São vários os acontecimentos interligados que parecem indicar que, em 2016, o Brasil pode viver uma onda de rejeição a personalidades políticas, partidos e candidatos que patrocinaram, apoiaram, votaram pelo impeachment da presidenta Dilma e, por fim, compuseram os quadros do governo provisório de Michel Temer. Como o PPS.
 
1. De forma surpreendente, Cássio Cunha Lima foi vaiado na abertura do Maior São João do Mundo, e, com aquele engajamento, pela primeira vez, naquela que um dia foi sua fortaleza inexpugnável, Campina Grande. Quem prestou atenção no vídeo deve ter notado que as vaias se intensificam quando Cássio menciona que o governo Dilma é o mais “corrupto da história”.
 
2. De repente, sem que haja nada que justifique, a não ser o momento político, a plateia que assistia no último final de semana ao show de Ney Matogrosso, no Rio, passa a entoar entre uma música e outra um “fora Temer” generalizado; o mesmo já havia ocorrido em show de Carlinhos Brow, na Bahia, e até durante peça de teatro, em Belo Horizonte.

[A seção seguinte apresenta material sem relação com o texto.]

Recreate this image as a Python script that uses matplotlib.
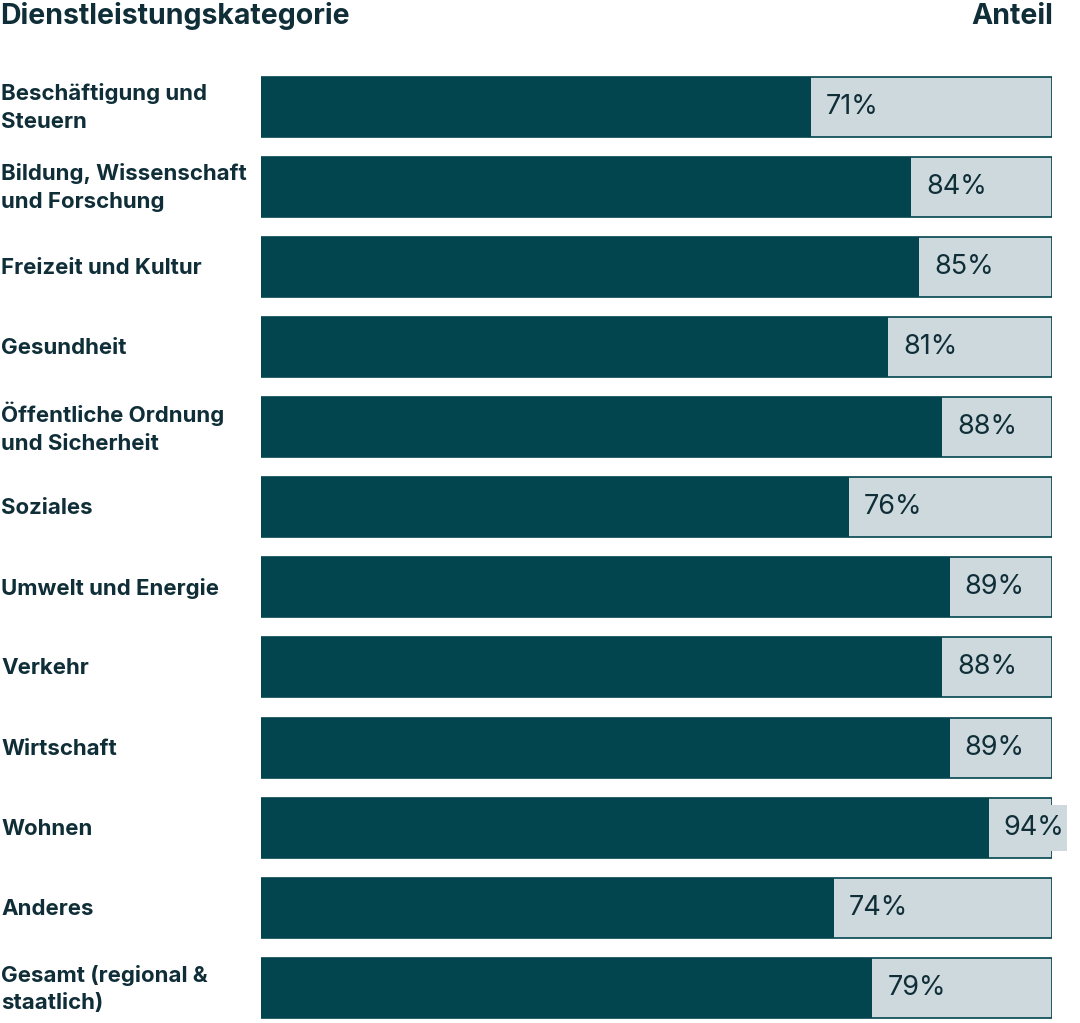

Ney pode ser considerado um anti-petista.
 
3. Atores brasileiros que participavam do Festival de Cannes, entre eles, Sônia Braga, postam-se diante das câmeras da imprensa mundial segurando cartazes que denunciavam que no Brasil estava acontecendo um “golpe”. E as imagens correm o mundo.
 
4. O ator Guilherme Weber, em suas despedidas finais de entrevista concedida ao Programa do Jô, da Rede Globo (REDE GLOBO), aproveita para também dar o seu recado: “fora Temer”. E é ovacionado pela plateia.
 
Eu poderia mencionar tantos outros fatos, como as mobilizações de rua que só crescem a cada dia, especialmente aquelas que contam com a presença de Dilma Rousseff, como as últimas em Belo Horizonte e Porto Alegrem, mas eu vou ficar nos exemplos apontados acima porque tem um grau de envolvimento maior que vai além daqueles que são engajados politicamente.
 
É claro que alguém tomou a iniciativa de vaiar ou fazer seu protesto, mas esse não é o dado a ser destacado. Cássio sempre recebeu vaias de seus adversários em Campina, mas nunca chegou a respondê-los diretamente, como fez, sentindo o golpe e a adesão massiva. 
 
O importante foi esse engajamento em torno de uma bandeira política, que vai muito além da defesa do mandato de Dilma ou do PT. 
 
Talvez seja esse aspecto que escape a muitos analistas ou políticos experientes: o amadurecimento político da sociedade, a rejeição, entre outras coisas, às práticas do tradicionalismo político. 
 
E nenhum partido representa tão bem como o PMDB, que reúne agora em torno do governo de Michel Temer seus velhos aliados (PPS, Dem e PSDB), que apenas mostram que de renovadores na política não tem nada. Pelo contrário.
 
Por isso, o PSB poder ter cometido um erro ao indicar Nonato Bandeira para posição de tanta relevância. E deixado, na prática, sua candidata seguir essa linha.
 
Charliton Machado comemora. Cartaxo também.